The beer drinking bros and the nice Batman family all look at us kind of funny, because Stella is loud, even in a theater packed with excited, chattering people, and then the lights went down. I remember exactly how quickly the hush washed over the theater, how the beer drinking bros clapped and cheered and then became deathly still the the moment the music kicked in, how the little girl hugged her Batman doll in front of her face whenever something scary happened. How Stella grabbed my arm when something happened that we were not expecting AT ALL to happen (but knowing how quickly Christopher Nolan tires of writing female characters, we shouldn’t have been that shocked). We stumbled out of the theater close to 3 AM, wide awake and exhilarated, not sure how to qualify what we’d just seen but aware that we’d been a part of something singular, something that hadn’t happened before and wouldn’t happen again.

2012—I see The Dark Knight Rises alone, in great part because my panic attacks have gotten to the point that when I see movies in theaters I can’t move for a good twenty or thirty minutes after everyone else has left. I go early in the day so there won’t be a lot of people, but still have a debilitating panic attack before the movie even starts. I am drained and exhausted by the time the trailers end, so I don’t enjoy the movie that much, but when the Batman finally returns to Gotham, I have to choke back actual sobs.

2016—”MAAAAAAAAARTHHHHHHHHAAAAAAAA!!”

2018—I watch The Lego Batman Movie on a plane and laugh so hard I scare the flight attendant. This, in my honest opinion, is the best Batman movie—the only one that truly and genuinely deals with his stunted emotional growth and unhealthy coping mechanisms, and then demonstrates that reaching out for help and forming trusting relationships are the solution to both. Has Batman’s psychology ever been distilled to a sharper line than “Wait, does Batman live in Bruce Wayne’s basement? No, Bruce Wayne lives in Batman’s attic?” Plus the subtext that Batman and the Joker are in love with each other becomes ACTUAL TEXT, the velociraptors from Jurassic Park show up along with The Wicked Witch of the West and Agent Smith AND MOTHEREFFING SAURON, and Mariah Carey is the mayor of Gotham City? UNCANCEL THE SEQUEL YOU COWARDS.

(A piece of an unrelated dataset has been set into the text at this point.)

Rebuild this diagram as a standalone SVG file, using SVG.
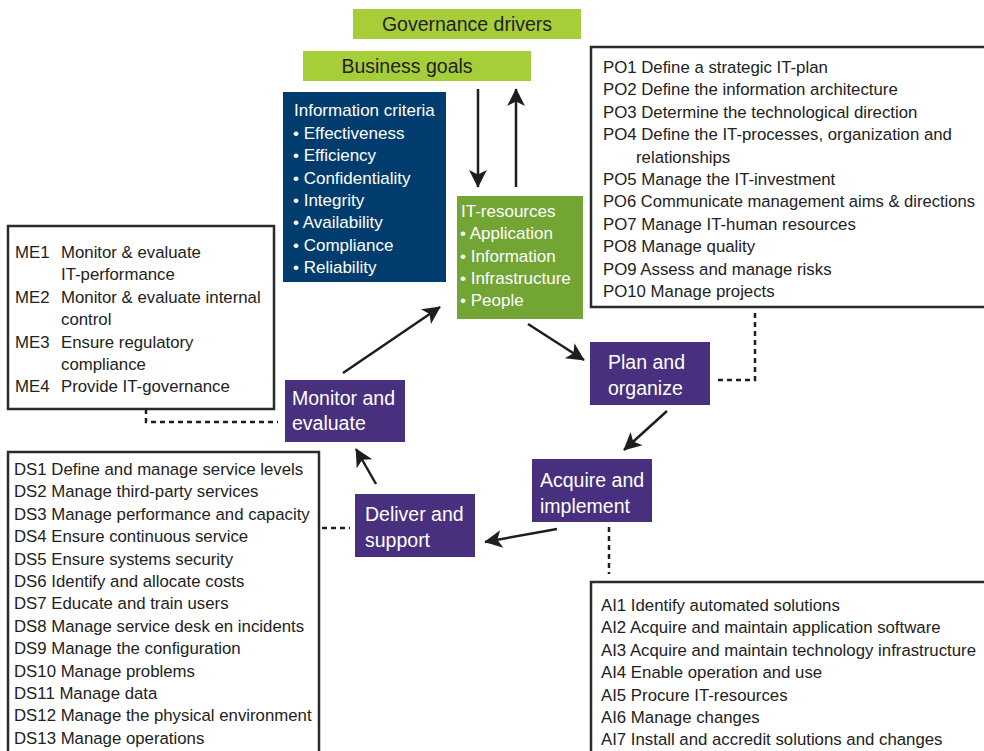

2021—A lot of the kids with special needs that I’ve worked with over the years have loved Batman. I meet one young boy who is mostly nonverbal, and our conversations consist of him pointing to his Bat-Signal socks and saying “Batman!” I reply, “I love Batman,” and he smiles at me and nods, “Batman.”

2022—Mere days ago, one of my favorite podcasts, Web Crawlers, incorrectly states that if a bat bit you while you were sleeping, it would hurt and you would know it, and since neither of those things are true, I leave them a voicemail despite my anxiety and aversion to leaving phone messages. The ensuing panic attack almost made me pass out, but I got on the podcast, so it was worth it. I even managed to note that bats are wonderful creatures that do a tremendous amount of good AND make a joke that name-checked Bruce Wayne. The hosts ask for more information about bats, so I might just send them a copy of my sixth grade essay.

Stella asks me if I want to see The Batman. I am tempted, but this movie is 176 minutes long and while there are some actors for whom I am willing to sit through a three-hour movie (somehow most of them were in Dune), Robert Pattinson is not one of them.

“I can’t do it, man,” I say. Stella understands. We reminisce about going to see The Dark Knight and how much fun we had and how staying up past midnight to do anything seems impossible now.

Stella’s review: “Oh my god. It was so boring. I fell asleep TWICE. At one point I looked at my watch and there was still an hour and a half left.” She and her hardcore comic fan friends left right at the end, despite knowing that there was a scene after the credits—”I just didn’t give a fuck.”

I am curious to see full emo Batman, but I’m going to wait until I can watch in my pajamas, with a remote.

Hopefully that guy who dressed up as the Riddler back in 2008 enjoyed it.